Nonequilibrium molecular dynamics (NEMD) simulations, as described in Chapter 16,    were performed    for    systems    consisting    of    a    slab    of    water


molecules    and    ions    sandwiched    by    two channel    walls.    Figure    12.2    shows


a schematic diagram of the system under investigation. The two channel walls are symmetrical with respect to the channel center line. Each wall is made up of four layers of silicon atoms oriented in the (111) direction. Typical lateral dimensions of the channel wall are 4.66 nm x 4.43 nm, which corresponds to 161 silicon atoms for each layer of the channel wall. The channel width is varied from 0.95 nm to 10.0 nm in the simulations. For the simulation of electroosmotic flow, the outermost wall layers (i.e., layer I of the lower channel wall and its counterpart in the upper channel wall) are partially charged. We assume that the charges are uniformly distributed among the wall atoms; i.e., wall atoms are partially charged.
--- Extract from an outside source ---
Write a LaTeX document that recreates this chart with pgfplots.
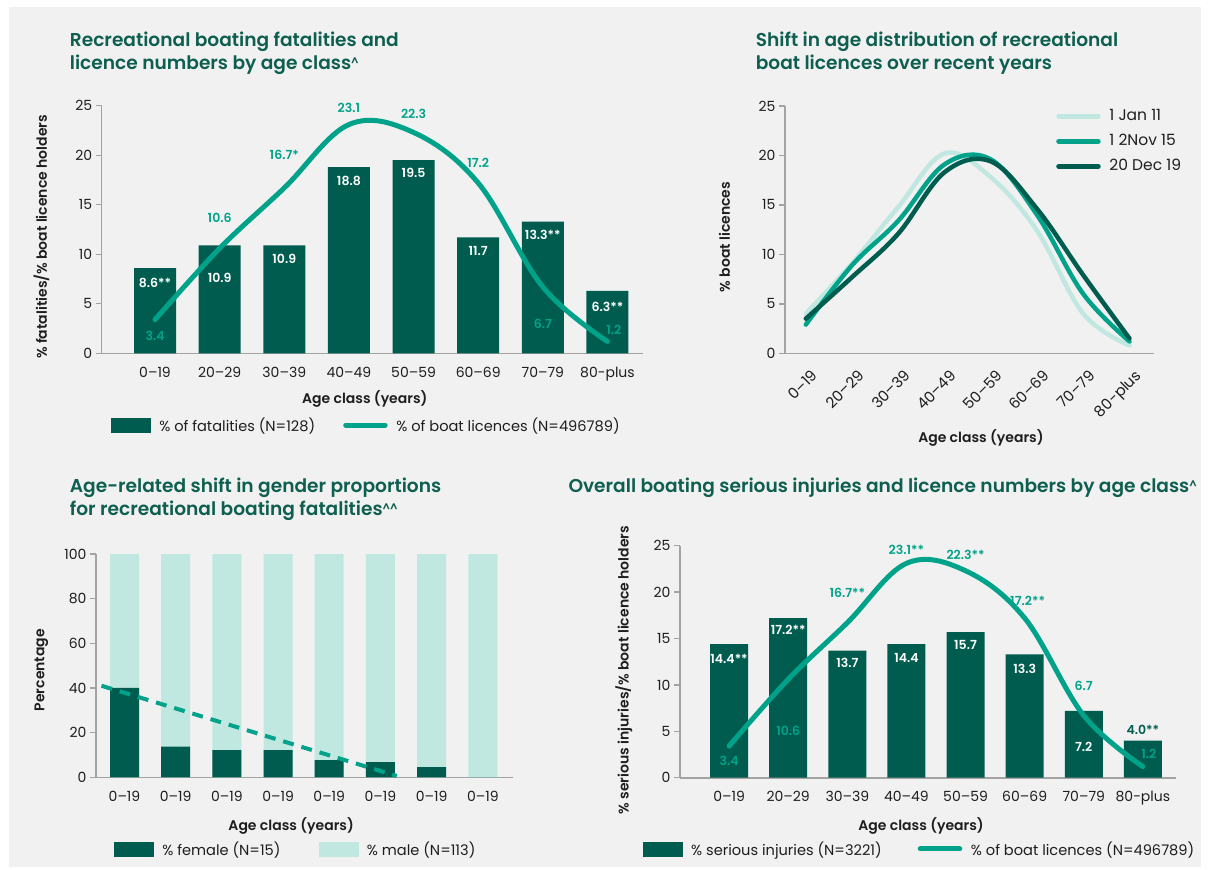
\documentclass[border=0pt]{standalone}
\usepackage{fontspec}
\setmainfont{Poppins}[BoldFont={Poppins SemiBold}]
\usepackage{pgfplots}
\usepackage{pgfplotstable}
\pgfplotsset{compat=1.18}

\definecolor{bg}{HTML}{F1F1F1}
\definecolor{dk}{HTML}{005C4F}
\definecolor{tl}{HTML}{00A38A}
\definecolor{lt}{HTML}{C0E8E1}
\definecolor{ax}{HTML}{A3A3A3}
\definecolor{ttl}{HTML}{0E5F50}
\definecolor{ink}{HTML}{1E1E1E}

\newcommand\tickf{\fontsize{14}{14}\selectfont}
\newcommand\labf{\fontsize{14}{14}\selectfont\bfseries}
\newcommand\titf{\fontsize{18.6}{22}\selectfont\bfseries}
\newcommand\valf{\fontsize{12.5}{13}\selectfont\bfseries}
\newcommand\legf{\fontsize{14.6}{15}\selectfont}
\newcommand\caret{{\fontsize{11}{11}\selectfont\raisebox{4pt}{\textasciicircum}}}

% licences and fatalities by age class
\pgfplotstableread{
x fat lic
0 8.6 3.4
1 10.9 10.6
2 10.9 16.7
3 18.8 23.1
4 19.5 22.3
5 11.7 17.2
6 13.3 6.7
7 6.3 1.2
}\tabA
% licence distribution, three dates
\pgfplotstableread{
x a b c
0 4.0 2.9 3.5
1 9.1 8.9 7.7
2 14.8 13.4 12.1
3 20.2 19.1 18.3
4 17.8 19.6 19.4
5 12.4 14.0 14.6
6 4.0 6.0 7.9
7 0.8 1.2 1.5
}\tabB
% gender split of fatalities
\pgfplotstableread{
x fem mal
0 40 60
1 13.7 86.3
2 12.2 87.8
3 12.2 87.8
4 7.7 92.3
5 6.8 93.2
6 4.6 95.4
7 0 100
}\tabC
% serious injuries and licences
\pgfplotstableread{
x inj lic
0 14.4 3.4
1 17.2 10.6
2 13.7 16.7
3 14.4 23.1
4 15.7 22.3
5 13.3 17.2
6 7.2 6.7
7 4.0 1.2
}\tabD

\tikzset{wv/.style={font=\valf, text=white}, tv/.style={font=\valf, text=tl}}
\pgfplotsset{
 base/.style={scale only axis, anchor=south west, axis x line*=bottom, axis y line*=left,
  axis line style={draw=ax, line width=1.6pt, -},
  tick align=outside, major tick length=6pt,
  ytick style={draw=ax, line width=1.4pt}, xtick style={draw=none},
  tick label style={font=\tickf, text=ink},
  xticklabel style={yshift=-4pt},
  /pgf/number format/assume math mode=true,
  label style={font=\labf, text=ink},
  xlabel style={anchor=center}, ylabel style={anchor=center},
  ymin=0, xtick={0,...,7}, clip=false,
  legend style={draw=none, fill=none, font=\legf, text=ink, inner sep=0pt, outer sep=0pt},
  legend cell align=left},
 ages/.style={xticklabels={0--19,20--29,30--39,40--49,50--59,60--69,70--79,80-plus}},
 dkbox/.style={legend image code/.code={\fill[dk] (0pt,-7pt) rectangle (39pt,7pt);\path (46pt,0pt);}},
 ltbox/.style={legend image code/.code={\fill[lt] (0pt,-7pt) rectangle (39pt,7pt);\path (46pt,0pt);}},
 lnlt/.style={legend image code/.code={\draw[lt,line width=5pt,line cap=round] (2.5pt,0pt) -- (42pt,0pt);\path (51pt,0pt);}},
 lntl/.style={legend image code/.code={\draw[tl,line width=5pt,line cap=round] (2.5pt,0pt) -- (42pt,0pt);\path (51pt,0pt);}},
 lndk/.style={legend image code/.code={\draw[dk,line width=5pt,line cap=round] (2.5pt,0pt) -- (42pt,0pt);\path (51pt,0pt);}},
}

\begin{document}
\begin{tikzpicture}
\useasboundingbox (0pt,0pt) rectangle (1210pt,-870pt);
\fill[white] (0pt,0pt) rectangle (1210pt,-870pt);
\fill[bg] (9pt,-7pt) rectangle (1201pt,-867pt);

\node[anchor=base west, inner sep=0pt, text=ttl, font=\titf] at (69.7pt,-46.7pt) {Recreational boating fatalities and};
\node[anchor=base west, inner sep=0pt, text=ttl, font=\titf] at (69.7pt,-69.3pt) {licence numbers by age class\caret};
\node[anchor=base west, inner sep=0pt, text=ttl, font=\titf] at (755.6pt,-46.7pt) {Shift in age distribution of recreational};
\node[anchor=base west, inner sep=0pt, text=ttl, font=\titf] at (755.6pt,-69.3pt) {boat licences over recent years};
\node[anchor=base west, inner sep=0pt, text=ttl, font=\titf] at (69.7pt,-492.7pt) {Age-related shift in gender proportions};
\node[anchor=base west, inner sep=0pt, text=ttl, font=\titf] at (69.7pt,-515pt) {for recreational boating fatalities\caret\caret};
\node[anchor=base west, inner sep=0pt, text=ttl, font=\titf] at (568.3pt,-492.7pt) {Overall boating serious injuries and licence numbers by age class\caret};

% top left
\begin{axis}[base, ages, at={(101.7pt,-353.3pt)}, width=541.3pt, height=247.6pt,
  xmin=-0.825, xmax=7.55, ymax=25, ytick={0,5,...,25},
  xlabel={Age class (years)}, ylabel={\% fatalities/\% boat licence holders},
  xlabel style={at={(axis description cs:0.486,-0.185)}},
  ylabel style={at={(axis description cs:-0.111,0.47)}},
  legend columns=2,
  legend style={at={(axis description cs:0.017,-0.29)}, anchor=west,
    /tikz/every even column/.append style={column sep=26pt}}]
\addlegendimage{dkbox}\addlegendentry{\% of fatalities (N=128)}
\addlegendimage{lntl}\addlegendentry{\% of boat licences (N=496789)}
\addplot[ybar, bar width=42pt, bar shift=0pt, fill=dk, draw=none, forget plot] table[x=x,y=fat]{\tabA};
\addplot[tl, line width=5pt, line cap=round, smooth, tension=0.6, forget plot] table[x=x,y=lic]{\tabA};
\node[wv] at (axis cs:0,7.1) {8.6**};
\node[wv] at (axis cs:1,7.6) {10.9};
\node[wv] at (axis cs:2,9.5) {10.9};
\node[wv] at (axis cs:3,17.4) {18.8};
\node[wv] at (axis cs:4,18.2) {19.5};
\node[wv] at (axis cs:5,10.3) {11.7};
\node[wv] at (axis cs:6,12.0) {13.3**};
\node[wv] at (axis cs:7,4.7) {6.3**};
\node[tv] at (axis cs:0,1.8) {3.4};
\node[tv] at (axis cs:1,13.7) {10.6};
\node[tv] at (axis cs:2,20.0) {16.7*};
\node[tv] at (axis cs:3,24.8) {23.1};
\node[tv] at (axis cs:4,24.2) {22.3};
\node[tv] at (axis cs:5,19.2) {17.2};
\node[tv] at (axis cs:6,3.0) {6.7};
\node[tv] at (axis cs:7.1,2.4) {1.2};
\end{axis}

% top right
\begin{axis}[base, ages, at={(785pt,-353.3pt)}, width=369pt, height=247.3pt,
  xmin=-0.45, xmax=7.53, ymax=25, ytick={0,5,...,25},
  xticklabel style={rotate=45, anchor=north east, font=\fontsize{15}{15}\selectfont, xshift=3pt, yshift=-4pt},
  xlabel={Age class (years)}, ylabel={\% boat licences},
  xlabel style={at={(axis description cs:0.531,-0.343)}},
  ylabel style={at={(axis description cs:-0.164,0.47)}},
  legend style={at={(axis description cs:0.735,0.995)}, anchor=north west,
    font=\fontsize{15.5}{15.5}\selectfont,
    nodes={text height=11pt, text depth=3pt}, row sep=7pt}]
\addlegendimage{lnlt}\addlegendentry{1 Jan 11}
\addlegendimage{lntl}\addlegendentry{1 2Nov 15}
\addlegendimage{lndk}\addlegendentry{20 Dec 19}
\addplot[lt, line width=4.5pt, line cap=round, smooth, tension=0.6, forget plot] table[x=x,y=a]{\tabB};
\addplot[tl, line width=4.5pt, line cap=round, smooth, tension=0.6, forget plot] table[x=x,y=b]{\tabB};
\addplot[dk, line width=4.5pt, line cap=round, smooth, tension=0.6, forget plot] table[x=x,y=c]{\tabB};
\end{axis}

% bottom left
\begin{axis}[base, at={(96pt,-777.3pt)}, width=417pt, height=223.3pt,
  xmin=-0.557, xmax=7.59, ymax=100, ytick={0,20,...,100},
  xticklabels={0--19,0--19,0--19,0--19,0--19,0--19,0--19,0--19},
  xlabel={Age class (years)}, ylabel={Percentage},
  xlabel style={at={(axis description cs:0.468,-0.218)}},
  ylabel style={at={(axis description cs:-0.131,0.48)}},
  legend columns=2,
  legend style={at={(axis description cs:0.043,-0.323)}, anchor=west,
    /tikz/every even column/.append style={column sep=36pt}}]
\addlegendimage{dkbox}\addlegendentry{\% female (N=15)}
\addlegendimage{ltbox}\addlegendentry{\% male (N=113)}
\addplot[ybar, bar width=29pt, bar shift=0pt, fill=lt, draw=none, forget plot] table[x=x,y expr=\thisrow{fem}+\thisrow{mal}]{\tabC};
\addplot[ybar, bar width=29pt, bar shift=0pt, fill=dk, draw=none, forget plot] table[x=x,y=fem]{\tabC};
\addplot[tl, line width=4pt, dash pattern=on 11pt off 8pt, forget plot] coordinates {(-0.45,41) (5.32,0.6)};
\end{axis}

% bottom right
\begin{axis}[base, ages, at={(680pt,-777.7pt)}, width=496pt, height=232pt,
  xmin=-0.83, xmax=7.56, ymax=25, ytick={0,5,...,25},
  xlabel={Age class (years)}, ylabel={\% serious injuries/\% boat licence holders},
  xlabel style={at={(axis description cs:0.486,-0.208)}},
  ylabel style={at={(axis description cs:-0.113,0.464)}},
  legend columns=2,
  legend style={at={(axis description cs:-0.075,-0.307)}, anchor=west,
    /tikz/every even column/.append style={column sep=34pt}}]
\addlegendimage{dkbox}\addlegendentry{\% serious injuries (N=3221)}
\addlegendimage{lntl}\addlegendentry{\% of boat licences (N=496789)}
\addplot[ybar, bar width=38pt, bar shift=0pt, fill=dk, draw=none, forget plot] table[x=x,y=inj]{\tabD};
\addplot[tl, line width=5pt, line cap=round, smooth, tension=0.6, forget plot] table[x=x,y=lic]{\tabD};
\node[wv] at (axis cs:0,12.8) {14.4**};
\node[wv] at (axis cs:1,15.9) {17.2**};
\node[wv] at (axis cs:2,12.4) {13.7};
\node[wv] at (axis cs:3,12.9) {14.4};
\node[wv] at (axis cs:4,14.3) {15.7};
\node[wv] at (axis cs:5,11.7) {13.3};
\node[wv] at (axis cs:6,3.3) {7.2};
\node[font=\valf, text=dk] at (axis cs:7,5.1) {4.0**};
\node[tv] at (axis cs:0,1.8) {3.4};
\node[tv] at (axis cs:1,5.0) {10.6};
\node[tv] at (axis cs:2,19.9) {16.7**};
\node[tv] at (axis cs:3,24.6) {23.1**};
\node[tv] at (axis cs:4,24.0) {22.3**};
\node[tv] at (axis cs:5.05,19.1) {17.2**};
\node[tv] at (axis cs:6,9.9) {6.7};
\node[tv] at (axis cs:7.1,2.6) {1.2};
\end{axis}
\end{tikzpicture}
\end{document}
The wall atoms are fixed to their original positions during the simulation. The water is modeled by using the SPC/E model (Berendsen et al., 1987) (see Chapter 16 for details). We consider two types of interaction potentials, i.e., Lennard-Jones and Coulomb potentials. The Lennard-Jones potential is considered for every atom pair (except the atom pairs that have a hydrogen atom and the Si-Si pair). The parameters for the Lennard-Jones potential are taken from the Gromacs forcefield (Spoel et al., 2001) and are summarized in Table 12.1. The Coulomb potential is considered for every charged atom pair.